##### Source data
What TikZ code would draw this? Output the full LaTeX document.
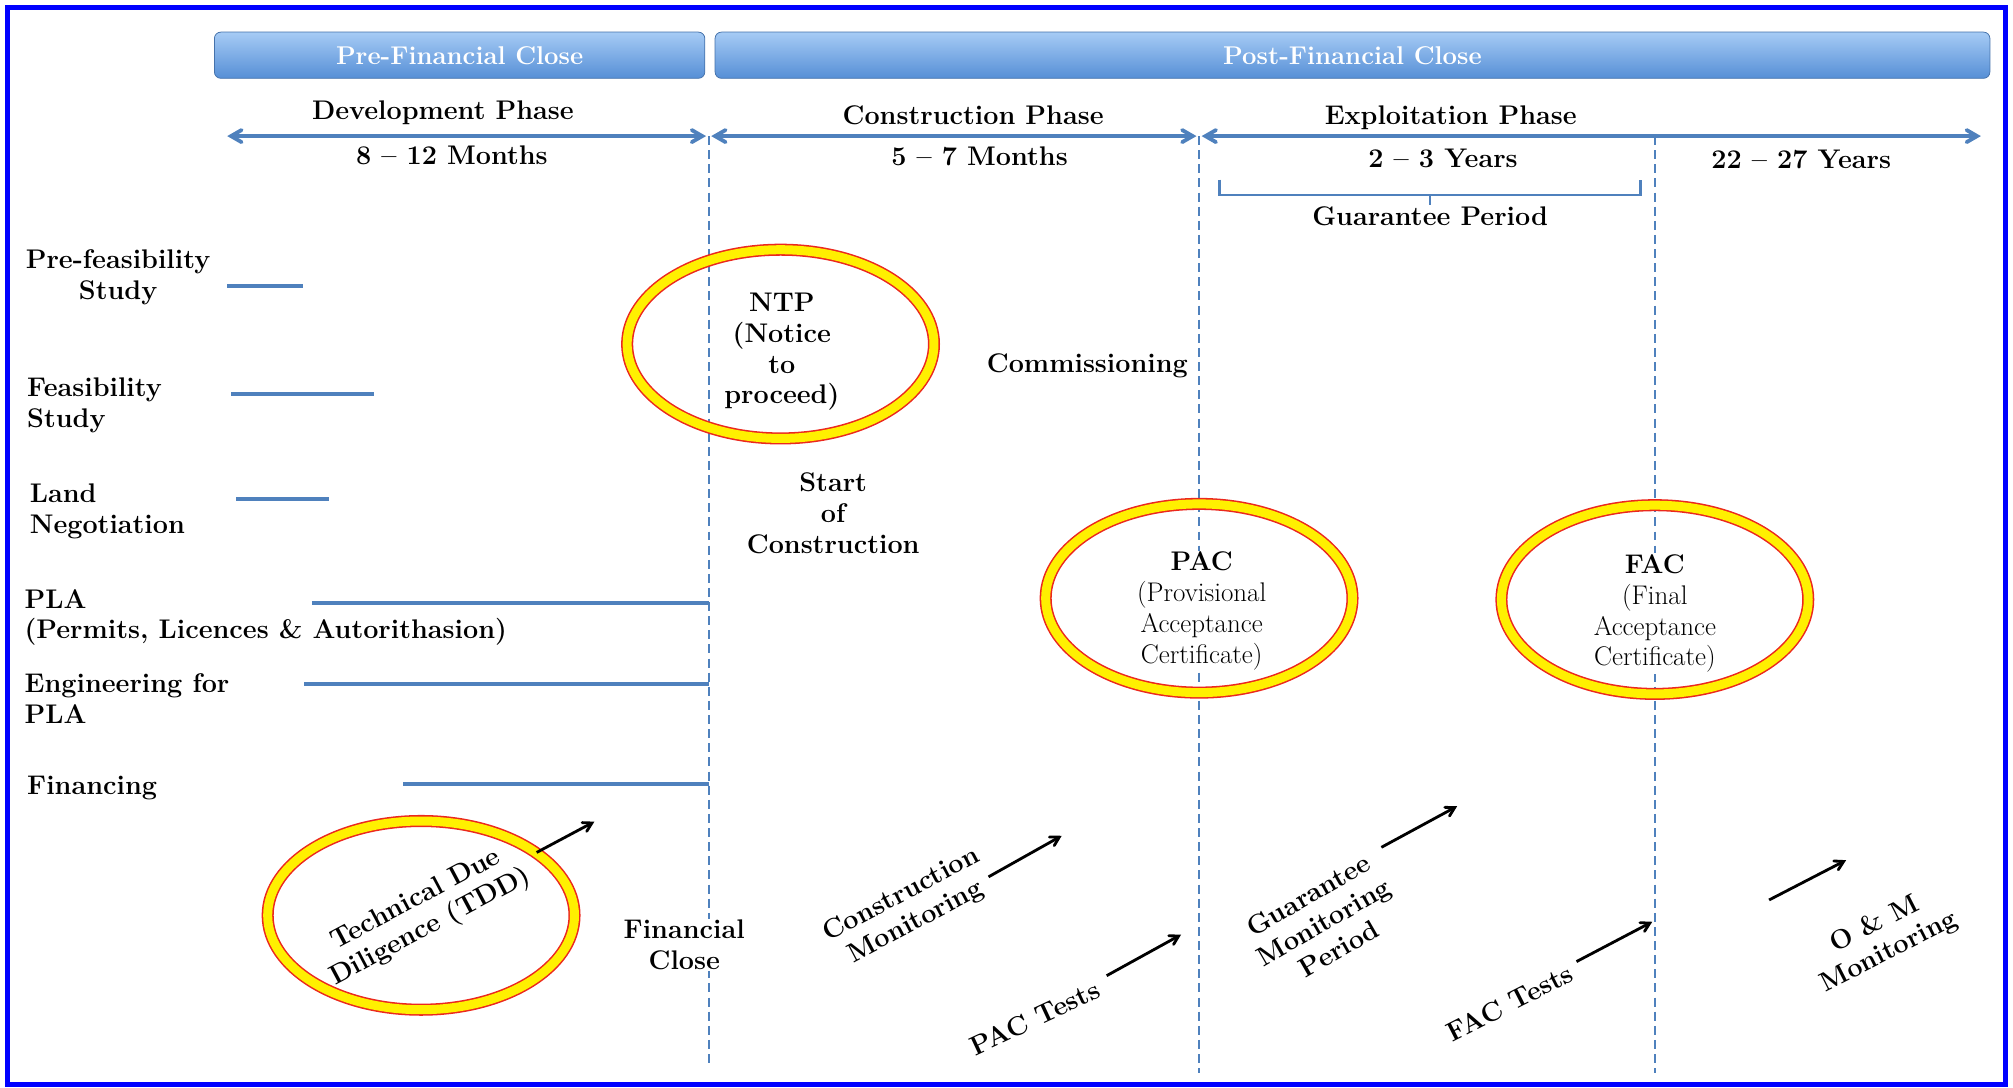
\documentclass[tikz,border=0pt]{standalone}
\usepackage{fontspec}
\usepackage{tikz}
\usetikzlibrary{shapes,arrows,positioning,calc}

\definecolor{steel}{RGB}{79,129,189}
\definecolor{barlight}{RGB}{166,203,245}
\definecolor{bardark}{RGB}{86,143,214}
\definecolor{ringred}{RGB}{235,40,30}
\definecolor{ringyellow}{RGB}{255,240,0}

\newcommand{\bigfont}{\fontsize{21}{24}\selectfont}
\newcommand{\barfont}{\fontsize{20}{24}\selectfont}

\begin{document}
\begin{tikzpicture}[
    x=1pt, y=-1pt,
    every node/.style={font=\bigfont\bfseries, inner sep=1pt},
    header/.style={rectangle, rounded corners=5pt, top color=barlight, bottom color=bardark, draw=bardark!80!black, line width=0.6pt, minimum height=36pt, text=white, font=\barfont\bfseries},
    phase/.style={steel, line width=3pt, angle 60-angle 60, shorten <=2pt, shorten >=2pt},
    divider/.style={steel, line width=1.6pt, dash pattern=on 7pt off 4pt},
    task/.style={steel, line width=3pt},
    ring/.style={ellipse, draw=ringred, double=ringyellow, double distance=7pt, line width=1.2pt, minimum width=239pt, minimum height=147pt, inner sep=0pt},
    ringtext/.style={align=center, fill=white, inner sep=1pt},
    lefttask/.style={anchor=west, align=left},
    note/.style={align=center},
    arrow/.style={-angle 60, line width=2.2pt, black}
]
\useasboundingbox (0,0) rectangle (1568,847);

% Frame
\draw[blue, line width=4pt] (6,6) rectangle (1562,845);

% Headers
\node[header, minimum width=382pt] (prefc) at (358,43) {Pre-Financial Close};
\node[header, minimum width=993pt] (postfc) at (1053.5,43) {Post-Financial Close};

% Phase timeline
\coordinate (t0) at (175,106);
\coordinate (t1) at (552,106);
\coordinate (t2) at (934,106);
\coordinate (t3) at (1289,106);
\coordinate (t4) at (1545,106);
\draw[phase] (t0) -- (t1);
\draw[phase] (t1) -- (t2);
\draw[phase] (t2) -- (t4);

\node (dev) at (345,88) {Development Phase};
\node (devdur) at (352,121) {8 -- 12 Months};
\node (con) at (758,90) {Construction Phase};
\node (condur) at (763,122) {5 -- 7 Months};
\node (exp) at (1130,92) {Exploitation Phase};
\node (expdur) at (1124,123) {2 -- 3 Years};
\node (omdur) at (1403,124) {22 -- 27 Years};

% Guarantee bracket
\draw[steel, line width=2pt] (950,140) -- (950,152) -- (1278,152) -- (1278,140);
\coordinate (gtick) at (1114,152);
\coordinate (gtip) at (1114,160);
\draw[steel, line width=2pt] (gtick) -- (gtip);
\node[below=0pt of gtip] (gp) {Guarantee Period};

% Milestone lines
\coordinate (fcbot) at (552,830);
\coordinate (pacbot) at (934,836);
\coordinate (facbot) at (1289,836);
\draw[divider] (t1) -- (fcbot);
\draw[divider] (t2) -- (pacbot);
\draw[divider] (t3) -- (facbot);

% Development tasks
\node[align=center] (prefeas) at (92,216) {Pre-feasibility\\Study};
\node[lefttask] (feas) at (20,316) {Feasibility\\Study};
\node[lefttask] (land) at (22,398) {Land\\Negotiation};
\node[lefttask] (pla) at (18,481) {PLA\\(Permits, Licences \& Autorithasion)};
\node[lefttask] (eng) at (18,544) {Engineering for\\PLA};
\node[lefttask] (fin) at (20,614) {Financing};

\draw[task] (177,223) -- (236,223);
\draw[task] (180,307) -- (291,307);
\draw[task] (184,389) -- (256,389);
\draw[task] (243,470) -- (552,470);
\draw[task] (237,533) -- (552,533);
\draw[task] (314,611) -- (552,611);

% Milestones
\node[ring] (ntpring) at (608,268) {};
\node[align=center] (ntp) at (609,274) {NTP\\(Notice\\to\\proceed)};
\node[ring] (pacring) at (934,466) {};
\node[ringtext] (pac) at (936,476) {PAC\\{\mdseries (Provisional}\\{\mdseries Acceptance}\\{\mdseries Certificate)}};
\node[ring] (facring) at (1289,467) {};
\node[ringtext] (fac) at (1289,478) {FAC\\{\mdseries (Final}\\{\mdseries Acceptance}\\{\mdseries Certificate)}};
\node[ring] (tddring) at (328,713) {};
\node[note, rotate=28] (tdd) at (330,712) {Technical Due\\Diligence (TDD)};

\node[note] (start) at (649,400) {Start\\of\\Construction};
\node (comm) at (847,285) {Commissioning};
\node[note, fill=white] (fc) at (533,736) {Financial\\Close};

% Monitoring labels
\node[note, rotate=28] (cmon) at (708,708) {Construction\\Monitoring};
\node[rotate=25] (pact) at (806,793) {PAC Tests};
\node[note, rotate=30] (gmon) at (1031,718) {Guarantee\\Monitoring\\Period};
\node[rotate=27] (fact) at (1176,781) {FAC Tests};
\node[note, rotate=27] (om) at (1466,731) {O \& M\\Monitoring};

% Arrows
\coordinate (tddA) at (418,664);   \coordinate (tddB) at (463,640);
\coordinate (cmonA) at (770,683);  \coordinate (cmonB) at (827,651);
\coordinate (pactA) at (862,760);  \coordinate (pactB) at (920,728);
\coordinate (gmonA) at (1076,660); \coordinate (gmonB) at (1135,628);
\coordinate (factA) at (1228,749); \coordinate (factB) at (1287,718);
\coordinate (omA) at (1378,701);   \coordinate (omB) at (1438,670);
\draw[arrow] (tddA) -- (tddB);
\draw[arrow] (cmonA) -- (cmonB);
\draw[arrow] (pactA) -- (pactB);
\draw[arrow] (gmonA) -- (gmonB);
\draw[arrow] (factA) -- (factB);
\draw[arrow] (omA) -- (omB);

\end{tikzpicture}
\end{document}
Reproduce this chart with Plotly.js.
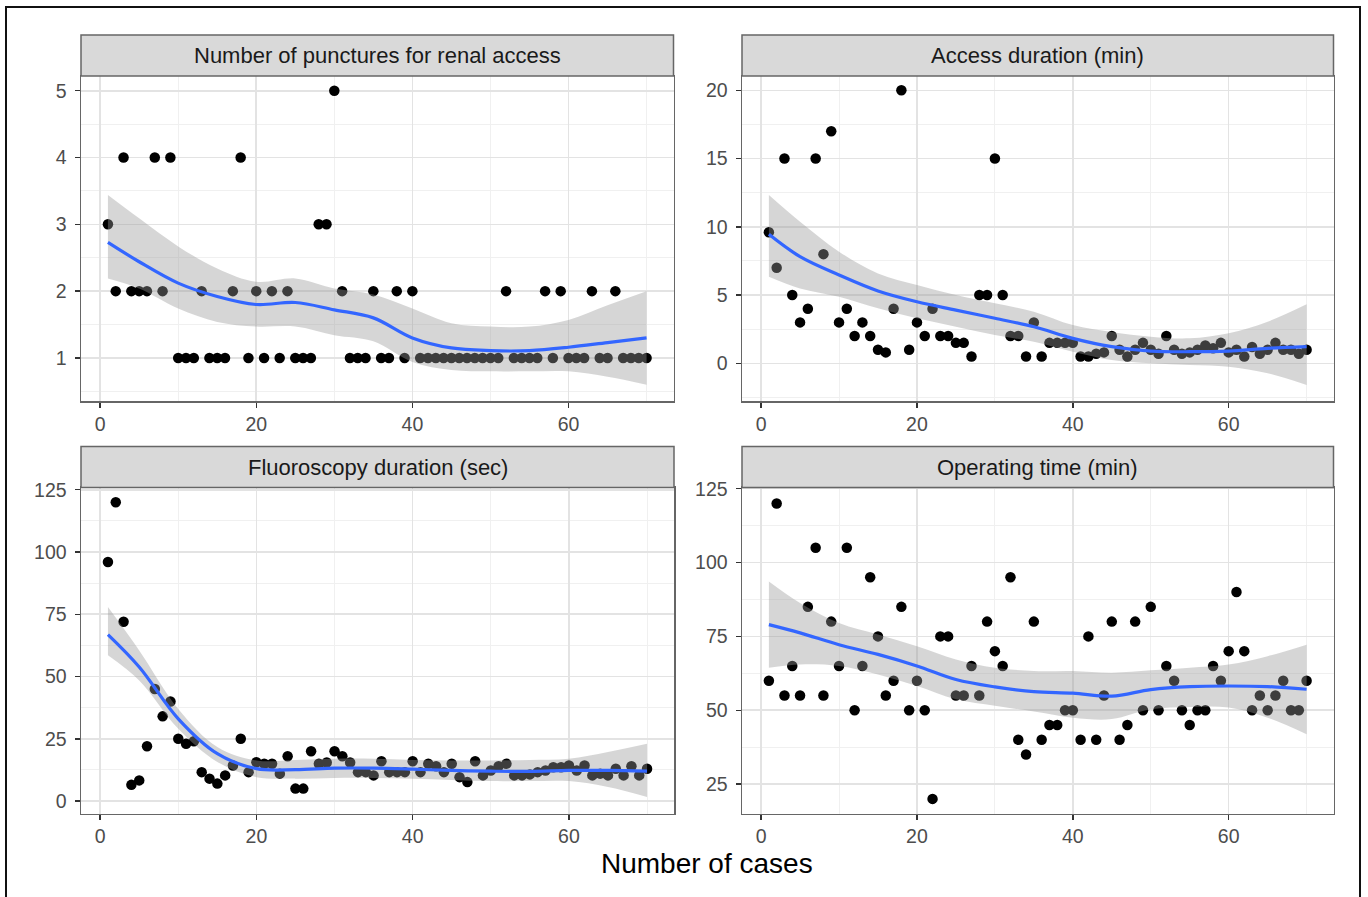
##########
- Task description
Copy nothing but the lines from the top of the data down to the line containing "(6,6) rectangle (1562,845);", and leave the pictures out.

- Response
What TikZ code would draw this? Output the full LaTeX document.
\documentclass[tikz,border=0pt]{standalone}
\usepackage{fontspec}
\usepackage{tikz}
\usetikzlibrary{shapes,arrows,positioning,calc}

\definecolor{steel}{RGB}{79,129,189}
\definecolor{barlight}{RGB}{166,203,245}
\definecolor{bardark}{RGB}{86,143,214}
\definecolor{ringred}{RGB}{235,40,30}
\definecolor{ringyellow}{RGB}{255,240,0}

\newcommand{\bigfont}{\fontsize{21}{24}\selectfont}
\newcommand{\barfont}{\fontsize{20}{24}\selectfont}

\begin{document}
\begin{tikzpicture}[
    x=1pt, y=-1pt,
    every node/.style={font=\bigfont\bfseries, inner sep=1pt},
    header/.style={rectangle, rounded corners=5pt, top color=barlight, bottom color=bardark, draw=bardark!80!black, line width=0.6pt, minimum height=36pt, text=white, font=\barfont\bfseries},
    phase/.style={steel, line width=3pt, angle 60-angle 60, shorten <=2pt, shorten >=2pt},
    divider/.style={steel, line width=1.6pt, dash pattern=on 7pt off 4pt},
    task/.style={steel, line width=3pt},
    ring/.style={ellipse, draw=ringred, double=ringyellow, double distance=7pt, line width=1.2pt, minimum width=239pt, minimum height=147pt, inner sep=0pt},
    ringtext/.style={align=center, fill=white, inner sep=1pt},
    lefttask/.style={anchor=west, align=left},
    note/.style={align=center},
    arrow/.style={-angle 60, line width=2.2pt, black}
]
\useasboundingbox (0,0) rectangle (1568,847);

% Frame
\draw[blue, line width=4pt] (6,6) rectangle (1562,845);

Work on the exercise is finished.